Do your eyes roll?

The NY Times raised a stink in a story about a potential candidate for president’s wife. Joe Gandelman explains why in Smelly Journalism Dept: Fred Thompson’s Wife

To those of you who roll your eyes and groan when you hear people go on and on about the biased news media that injects its personal opinions into news stories and peppers them with assumptions … it’s an incredible example of a manufactured story that should be shown by journalism professors to students about lazy, assumption-filled journalism. … journalistic standards are being relaxed in these days of competition from tabloids, talk radio, blogs (where anything goes and goes quickly), Ophra — and a general relaxation and degradation of what Americans allow politicians and at times the press to inject into elections as “issues.” … this Times story has a basic assumption that neither the writer or the editor could prove — one that should have been edited out from the lead of the story. …

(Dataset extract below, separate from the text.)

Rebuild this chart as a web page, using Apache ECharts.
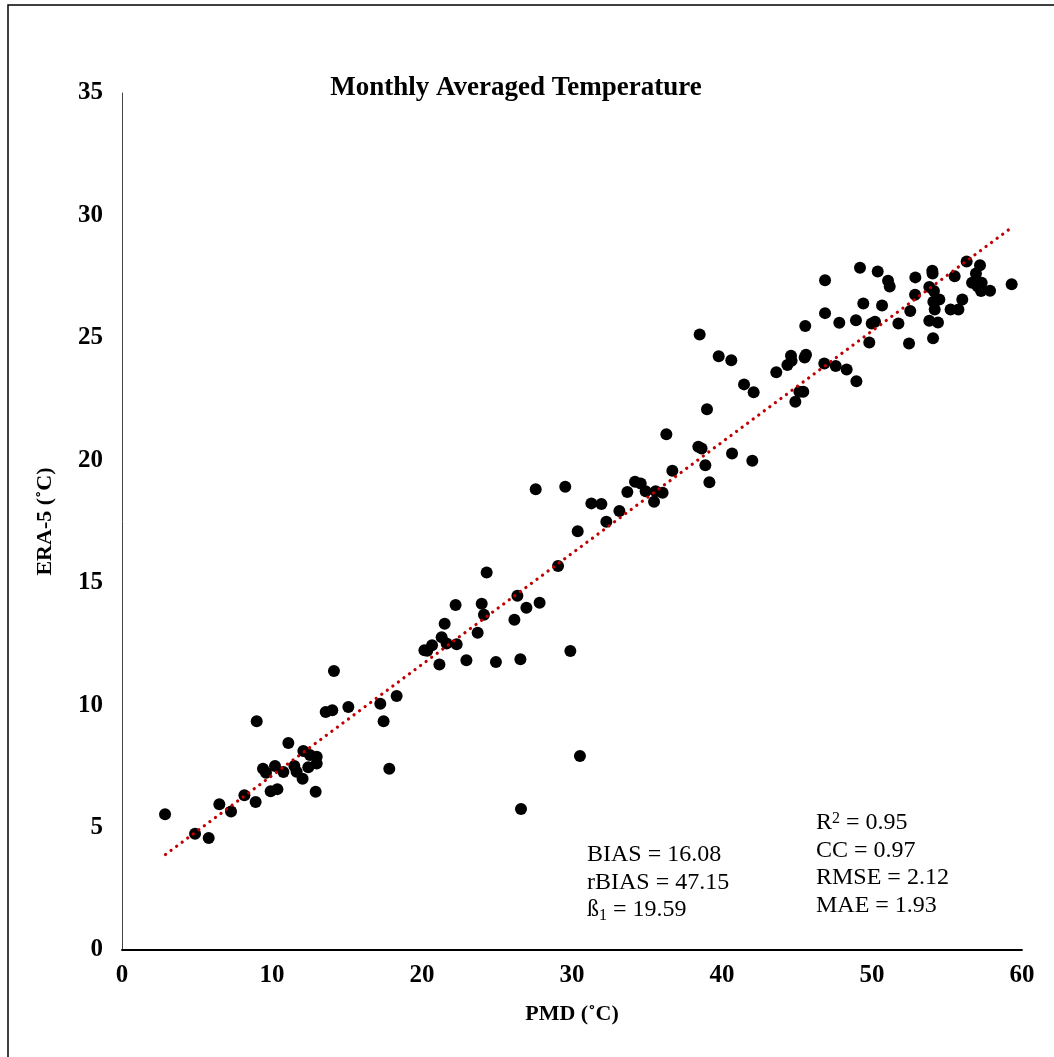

It is interesting that Joe starts off with presuming a defense, those “who roll your eyes” at allegations of media bias. To me, that says that defensive behaviors are sufficiently generalized and obvious to be of note. The ‘note’ is that the defense is defending something not defensible. That is why Dr. Sanity’s comments are so often found pertinent.

There is a good need for a comparison and contrast in these examples of media bias. The debate usually gets down to trivialities. How many examples can one find for one side or the other? How important is each example? How is the accuracy of the example measured in terms of both factualness and of context? Is it really an example of bias? Who does it more and who less? What is balanced, anyway?

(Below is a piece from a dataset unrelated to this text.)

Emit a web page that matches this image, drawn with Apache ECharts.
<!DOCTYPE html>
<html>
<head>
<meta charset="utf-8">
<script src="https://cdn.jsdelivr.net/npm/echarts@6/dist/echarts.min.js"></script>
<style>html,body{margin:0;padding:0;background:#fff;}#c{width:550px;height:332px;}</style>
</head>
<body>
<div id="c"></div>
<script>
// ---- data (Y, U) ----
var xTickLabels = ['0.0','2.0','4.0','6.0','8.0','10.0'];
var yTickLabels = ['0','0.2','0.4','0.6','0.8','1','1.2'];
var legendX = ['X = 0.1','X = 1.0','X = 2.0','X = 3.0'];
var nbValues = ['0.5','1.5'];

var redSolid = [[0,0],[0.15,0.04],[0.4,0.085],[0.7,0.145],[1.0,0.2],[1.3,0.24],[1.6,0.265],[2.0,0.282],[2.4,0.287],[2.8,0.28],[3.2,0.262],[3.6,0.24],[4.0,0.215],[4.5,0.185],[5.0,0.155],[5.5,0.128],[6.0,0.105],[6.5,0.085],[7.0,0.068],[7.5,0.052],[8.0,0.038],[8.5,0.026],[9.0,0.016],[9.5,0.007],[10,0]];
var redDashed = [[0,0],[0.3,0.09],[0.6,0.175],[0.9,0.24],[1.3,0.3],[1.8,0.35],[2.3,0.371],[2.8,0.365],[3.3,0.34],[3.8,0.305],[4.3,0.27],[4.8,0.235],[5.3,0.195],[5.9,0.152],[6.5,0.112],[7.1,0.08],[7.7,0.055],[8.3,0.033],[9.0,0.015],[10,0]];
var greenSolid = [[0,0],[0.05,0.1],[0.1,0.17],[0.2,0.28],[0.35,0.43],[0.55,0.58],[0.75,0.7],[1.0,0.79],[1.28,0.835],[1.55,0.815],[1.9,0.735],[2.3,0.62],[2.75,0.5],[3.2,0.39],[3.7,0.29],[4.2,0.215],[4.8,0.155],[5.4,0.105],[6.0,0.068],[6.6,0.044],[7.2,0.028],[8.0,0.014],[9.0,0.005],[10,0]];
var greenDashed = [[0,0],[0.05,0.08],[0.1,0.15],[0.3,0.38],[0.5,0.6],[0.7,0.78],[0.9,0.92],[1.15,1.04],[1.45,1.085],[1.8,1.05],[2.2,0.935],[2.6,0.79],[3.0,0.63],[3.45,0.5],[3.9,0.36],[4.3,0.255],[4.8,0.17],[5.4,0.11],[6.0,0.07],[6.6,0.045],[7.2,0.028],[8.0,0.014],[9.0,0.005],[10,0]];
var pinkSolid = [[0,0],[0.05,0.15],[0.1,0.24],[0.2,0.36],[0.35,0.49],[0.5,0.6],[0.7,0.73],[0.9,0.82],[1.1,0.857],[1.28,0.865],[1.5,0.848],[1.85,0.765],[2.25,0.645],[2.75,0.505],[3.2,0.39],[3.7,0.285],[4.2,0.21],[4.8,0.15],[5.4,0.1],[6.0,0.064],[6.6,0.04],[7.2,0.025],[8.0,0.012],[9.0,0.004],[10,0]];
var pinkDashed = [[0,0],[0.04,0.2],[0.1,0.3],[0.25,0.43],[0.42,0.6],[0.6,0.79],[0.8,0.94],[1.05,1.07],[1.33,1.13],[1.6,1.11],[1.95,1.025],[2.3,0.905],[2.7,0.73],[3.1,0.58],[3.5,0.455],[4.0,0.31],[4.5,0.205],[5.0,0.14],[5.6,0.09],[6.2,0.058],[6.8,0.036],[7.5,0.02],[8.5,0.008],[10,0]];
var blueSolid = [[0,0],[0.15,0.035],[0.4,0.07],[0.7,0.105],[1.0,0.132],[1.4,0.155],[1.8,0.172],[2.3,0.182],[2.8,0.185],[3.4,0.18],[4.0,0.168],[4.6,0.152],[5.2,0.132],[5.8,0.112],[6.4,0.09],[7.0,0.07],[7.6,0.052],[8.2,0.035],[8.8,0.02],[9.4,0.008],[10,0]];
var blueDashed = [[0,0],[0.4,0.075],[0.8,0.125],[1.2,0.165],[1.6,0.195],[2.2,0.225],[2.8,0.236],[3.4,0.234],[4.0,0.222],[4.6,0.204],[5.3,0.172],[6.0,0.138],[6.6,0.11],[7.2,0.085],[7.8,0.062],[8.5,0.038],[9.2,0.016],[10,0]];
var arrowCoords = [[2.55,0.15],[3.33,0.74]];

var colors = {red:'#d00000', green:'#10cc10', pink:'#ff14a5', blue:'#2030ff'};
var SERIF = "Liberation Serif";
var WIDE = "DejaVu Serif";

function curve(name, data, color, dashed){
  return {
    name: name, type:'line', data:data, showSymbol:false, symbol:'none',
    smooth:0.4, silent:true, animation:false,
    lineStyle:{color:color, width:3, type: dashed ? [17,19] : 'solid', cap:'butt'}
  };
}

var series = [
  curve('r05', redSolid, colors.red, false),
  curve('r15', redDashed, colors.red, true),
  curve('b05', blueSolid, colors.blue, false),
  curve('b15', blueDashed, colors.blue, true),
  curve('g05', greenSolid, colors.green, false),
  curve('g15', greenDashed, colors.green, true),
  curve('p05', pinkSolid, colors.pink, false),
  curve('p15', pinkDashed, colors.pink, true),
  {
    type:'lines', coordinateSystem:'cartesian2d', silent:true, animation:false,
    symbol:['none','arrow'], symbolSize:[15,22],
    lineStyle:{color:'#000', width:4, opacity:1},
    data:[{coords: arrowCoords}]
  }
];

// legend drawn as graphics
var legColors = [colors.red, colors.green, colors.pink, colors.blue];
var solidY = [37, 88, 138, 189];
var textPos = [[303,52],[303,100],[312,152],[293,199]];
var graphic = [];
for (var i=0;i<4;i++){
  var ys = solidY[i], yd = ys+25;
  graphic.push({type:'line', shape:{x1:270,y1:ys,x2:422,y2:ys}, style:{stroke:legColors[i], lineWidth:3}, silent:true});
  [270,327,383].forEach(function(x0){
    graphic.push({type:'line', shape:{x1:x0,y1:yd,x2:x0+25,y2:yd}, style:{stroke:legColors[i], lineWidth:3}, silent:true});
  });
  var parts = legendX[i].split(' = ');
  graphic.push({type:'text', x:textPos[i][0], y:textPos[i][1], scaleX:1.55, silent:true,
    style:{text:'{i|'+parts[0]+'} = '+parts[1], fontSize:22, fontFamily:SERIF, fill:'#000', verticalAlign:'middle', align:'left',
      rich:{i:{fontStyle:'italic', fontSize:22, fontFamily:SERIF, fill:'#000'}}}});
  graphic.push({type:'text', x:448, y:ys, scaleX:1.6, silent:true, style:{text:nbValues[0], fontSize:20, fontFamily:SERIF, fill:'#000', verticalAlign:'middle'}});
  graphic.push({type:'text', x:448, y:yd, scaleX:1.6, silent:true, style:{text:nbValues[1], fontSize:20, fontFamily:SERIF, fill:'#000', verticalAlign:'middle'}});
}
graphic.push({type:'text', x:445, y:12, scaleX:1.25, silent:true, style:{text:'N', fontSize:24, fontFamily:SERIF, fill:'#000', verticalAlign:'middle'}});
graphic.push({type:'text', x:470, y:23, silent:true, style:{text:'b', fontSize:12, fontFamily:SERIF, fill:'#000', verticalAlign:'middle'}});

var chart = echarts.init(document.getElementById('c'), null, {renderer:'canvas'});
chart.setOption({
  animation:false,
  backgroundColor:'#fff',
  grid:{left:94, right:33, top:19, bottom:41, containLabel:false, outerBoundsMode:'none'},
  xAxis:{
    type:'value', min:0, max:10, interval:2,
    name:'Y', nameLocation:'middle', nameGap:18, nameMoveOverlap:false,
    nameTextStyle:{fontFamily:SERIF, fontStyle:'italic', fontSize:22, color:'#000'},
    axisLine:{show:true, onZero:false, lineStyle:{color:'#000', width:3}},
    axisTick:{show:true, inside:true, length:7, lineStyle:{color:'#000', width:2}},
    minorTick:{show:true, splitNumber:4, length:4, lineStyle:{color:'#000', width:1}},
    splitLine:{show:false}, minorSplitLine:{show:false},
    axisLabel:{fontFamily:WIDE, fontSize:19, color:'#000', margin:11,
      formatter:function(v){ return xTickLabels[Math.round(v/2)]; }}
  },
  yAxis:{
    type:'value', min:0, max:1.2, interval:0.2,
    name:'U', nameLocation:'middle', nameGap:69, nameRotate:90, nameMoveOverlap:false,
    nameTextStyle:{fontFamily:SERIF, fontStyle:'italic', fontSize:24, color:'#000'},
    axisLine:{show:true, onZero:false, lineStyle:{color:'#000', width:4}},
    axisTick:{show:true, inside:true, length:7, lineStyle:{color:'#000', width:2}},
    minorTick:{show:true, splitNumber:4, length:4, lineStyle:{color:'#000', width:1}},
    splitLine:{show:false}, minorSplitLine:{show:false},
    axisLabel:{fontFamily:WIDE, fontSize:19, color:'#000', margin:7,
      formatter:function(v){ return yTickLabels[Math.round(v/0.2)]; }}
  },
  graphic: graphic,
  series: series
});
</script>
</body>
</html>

These are not simple measures which is why the argument can get so involved and emotionally charged. It is also why secondary measures that involve more objective data can be important. These include things like patterns in journalist voting records, party affiliations, and campaign donations. A fundamental concept in both journalism and science is accepting that the observer has an inherent bias and that needs an appropriate consideration in the evaluation of the precision and accuracy of an observation or measure.

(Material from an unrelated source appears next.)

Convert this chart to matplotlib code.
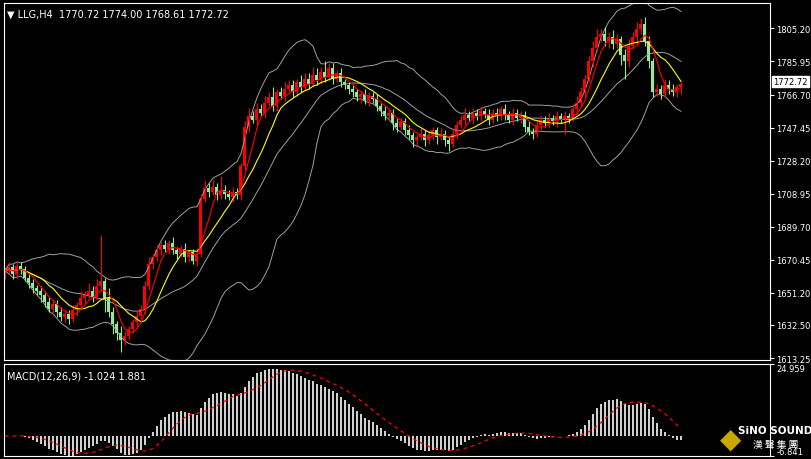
import matplotlib
matplotlib.use("Agg")
import matplotlib.pyplot as plt
import numpy as np
import pandas as pd

# H4 closes (open = previous close)
closes = [
    1664, 1666, 1662, 1667, 1665, 1660, 1657, 1654, 1652, 1650,
    1646, 1642, 1645, 1640, 1637, 1639, 1636, 1641, 1644, 1648,
    1650, 1652, 1649, 1655, 1658, 1648, 1640, 1633, 1628, 1624,
    1626, 1630, 1634, 1638, 1642, 1655, 1668, 1672, 1676, 1679,
    1677, 1680, 1676, 1674, 1677, 1672, 1675, 1670, 1674, 1706,
    1712, 1710, 1713, 1708, 1711, 1709, 1707, 1710, 1708, 1725,
    1748, 1754, 1752, 1758, 1756, 1762, 1765, 1760, 1768, 1766,
    1770, 1772, 1768, 1774, 1771, 1776, 1773, 1778, 1775, 1780,
    1777, 1782, 1776, 1779, 1774, 1772, 1770, 1768, 1765, 1767,
    1763, 1766, 1764, 1760, 1757, 1754, 1756, 1750, 1748, 1751,
    1746, 1743, 1740, 1742, 1744, 1740, 1743, 1746, 1742, 1744,
    1740, 1738, 1744, 1749, 1752, 1755, 1753, 1756, 1754, 1757,
    1755, 1752, 1756, 1754, 1758, 1755, 1752, 1756, 1753, 1755,
    1748, 1745, 1744, 1749, 1752, 1750, 1753, 1751, 1754, 1752,
    1754, 1753, 1758, 1762, 1768, 1776, 1786, 1794, 1800, 1802,
    1798, 1800, 1796, 1799, 1790, 1786, 1795, 1800, 1805, 1808,
    1798, 1786, 1768, 1770, 1767, 1772, 1770, 1768, 1771, 1772.72,
]
first_open = 1662
# wick lengths beyond the body (upper, lower)
wick_up = [
    2, 3, 2, 2, 2, 2, 3, 2, 2, 3,
    2, 3, 2, 2, 3, 2, 2, 3, 2, 4,
    2, 5, 3, 4, 27, 2, 6, 3, 2, 4,
    3, 2, 2, 3, 2, 3, 4, 2, 3, 2,
    3, 2, 4, 2, 2, 3, 2, 2, 3, 3,
    5, 3, 4, 2, 8, 3, 2, 3, 2, 2,
    3, 5, 3, 4, 3, 4, 3, 6, 2, 3,
    4, 3, 3, 2, 4, 3, 3, 5, 4, 3,
    6, 3, 3, 2, 3, 2, 2, 3, 2, 2,
    3, 2, 2, 3, 2, 3, 2, 2, 3, 2,
    2, 3, 2, 2, 3, 2, 3, 2, 2, 3,
    2, 2, 3, 2, 3, 4, 2, 3, 2, 3,
    2, 3, 2, 3, 2, 3, 2, 3, 2, 2,
    2, 3, 2, 3, 2, 2, 3, 2, 3, 2,
    3, 2, 3, 4, 3, 2, 3, 4, 5, 3,
    4, 3, 4, 3, 2, 3, 4, 3, 4, 3,
    4, 3, 2, 3, 2, 4, 3, 3, 2, 1.3,
]
wick_dn = [
    3, 2, 3, 2, 3, 2, 3, 3, 2, 4,
    3, 2, 3, 3, 2, 3, 3, 2, 3, 2,
    3, 2, 3, 2, 3, 8, 3, 6, 4, 7,
    3, 2, 2, 3, 2, 3, 2, 3, 2, 3,
    2, 3, 2, 3, 2, 3, 3, 2, 3, 2,
    2, 3, 2, 3, 2, 3, 2, 3, 2, 3,
    2, 3, 2, 3, 2, 3, 2, 3, 3, 2,
    3, 2, 3, 2, 3, 2, 3, 2, 3, 2,
    3, 2, 3, 2, 3, 2, 3, 3, 2, 3,
    2, 3, 2, 3, 3, 2, 3, 4, 3, 2,
    3, 2, 4, 3, 2, 3, 2, 3, 4, 2,
    3, 4, 2, 3, 2, 3, 2, 3, 2, 3,
    2, 3, 2, 3, 2, 3, 2, 3, 2, 3,
    3, 2, 3, 2, 3, 2, 3, 2, 3, 2,
    8, 3, 2, 3, 2, 3, 2, 3, 2, 3,
    3, 4, 3, 2, 6, 10, 3, 2, 4, 3,
    3, 4, 3, 2, 3, 2, 3, 2, 3, 4.1,
]

price_ticks = [1805.20, 1785.95, 1766.70, 1747.45, 1728.20, 1708.95,
               1689.70, 1670.45, 1651.20, 1632.50, 1613.25]
title = "LLG,H4  1770.72 1774.00 1768.61 1772.72"
macd_title = "MACD(12,26,9) -1.024 1.881"

BULL, BEAR = "#ff0000", "#90ee90"
CJK = ["Noto Sans CJK TC", "Noto Sans CJK SC", "Noto Sans CJK JP"]

c = np.array(closes, dtype=float)
o = np.concatenate([[first_open], c[:-1]])
hi = np.maximum(o, c) + np.array(wick_up)
lo = np.minimum(o, c) - np.array(wick_dn)
n = len(c)
x = np.arange(n)

s = pd.Series(c)
mid = s.rolling(20, min_periods=1).mean()
sd = s.rolling(20, min_periods=1).std().fillna(0)
ma_fast = s.rolling(5, min_periods=1).mean()
ma_slow = s.rolling(10, min_periods=1).mean()
macd = s.ewm(span=12, adjust=False).mean() - s.ewm(span=26, adjust=False).mean()
signal = macd.rolling(9, min_periods=1).mean()

fig = plt.figure(figsize=(8.12, 4.6), dpi=100, facecolor="black")
ax = fig.add_axes([4 / 812, 99 / 460, 766 / 812, 357 / 460], facecolor="black")
ax2 = fig.add_axes([4 / 812, 3 / 460, 766 / 812, 92 / 460], facecolor="black")

for a in (ax, ax2):
    for sp in a.spines.values():
        sp.set_color("white")
    a.yaxis.tick_right()
    a.tick_params(colors="white", labelsize=6, length=3, pad=1.5)
    a.set_xticks([])
    a.set_xlim(-0.25, 191.25)

ax.plot(x, mid + 2 * sd, color="#a0a0a0", lw=0.7)
ax.plot(x, mid - 2 * sd, color="#a0a0a0", lw=0.7)
ax.plot(x, mid, color="#a0a0a0", lw=0.7)

for i in range(n):
    col = BULL if c[i] >= o[i] else BEAR
    ax.vlines(x[i], lo[i], hi[i], color=col, lw=0.8)
    ax.bar(x[i], max(abs(c[i] - o[i]), 0.4), bottom=min(o[i], c[i]),
           width=0.75, color=col, linewidth=0)

ax.plot(x, ma_slow, color="yellow", lw=0.8)
ax.plot(x, ma_fast, color="red", lw=0.8)

ax.set_ylim(1612.1, 1820)
ax.set_yticks(price_ticks)
ax.set_yticklabels([f"{t:.2f}" for t in price_ticks])
ax.text(1.004, (1774.2 - 1612.1) / (1820 - 1612.1), "1772.72", transform=ax.transAxes,
        fontsize=6, color="black", va="center", ha="left",
        bbox=dict(boxstyle="square,pad=0.12", fc="white", ec="white"))
ax.text(0.004, 0.985, "\u25bc " + title, transform=ax.transAxes, color="white",
        fontsize=7, va="top", ha="left")

ax2.bar(x, macd, width=0.3, color="#d0d0d0", linewidth=0)
ax2.plot(x, signal, color="red", lw=0.9, ls=(0, (3, 3)))
ax2.set_ylim(-6.841, 24.959)
ax2.set_yticks([24.959, -6.841])
ax2.set_yticklabels(["24.959", "-6.841"])
tl = ax2.get_yticklabels()
tl[0].set_va("top")
tl[1].set_va("bottom")
ax2.text(0.004, 0.93, macd_title, transform=ax2.transAxes, color="white",
         fontsize=7, va="top", ha="left")

fig.text(0.955, 0.062, "SiNO SOUND", color="white", fontsize=7.5, fontweight="bold",
         ha="center", va="center")
fig.text(0.955, 0.032, "漢 聲 集 團", color="white", fontsize=7,
         fontfamily=CJK, ha="center", va="center")
fig.text(0.9, 0.045, "\u25c6", color="#c8a800", fontsize=20, ha="center", va="center")

fig.savefig("out.png", dpi=100, facecolor="black")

And, as we tend to do here, you can look at the pattern of the argument. Joe’s explanation sticks to the issue. Innuendo about particular individuals or groups of individuals is minimized. As a contrast, Real Climate often offers examples that drip with condescension, delve into motivations and personalities, and illustrate questionable debate methods. For example:

However, in the new found enthusiasm for digital photography, many of the participants in this effort seem to have leaped to some very dubious conclusions [No man is an (Urban Heat) Island]

“new found enthusiasm” ? – “leaped …” ? No recognition of the points raised or the logic used, just denigration as in “dubious conclusions” which is a judgment or opinion expressed as fact. This is followed by an army of straw men that are then destroyed. Again, bad form for debate if intellectual integrity is desired.

These are only examples, singular items to represent a poorly measured phenomena in a subjectively interpreted statistical analysis. The issue is not to ‘prove’ bias or anything else but to provide a starting point for your own critical reading and interpretation of news and opinion. Don’t “roll your eyes” without have a good objective understanding of what stimulates your response!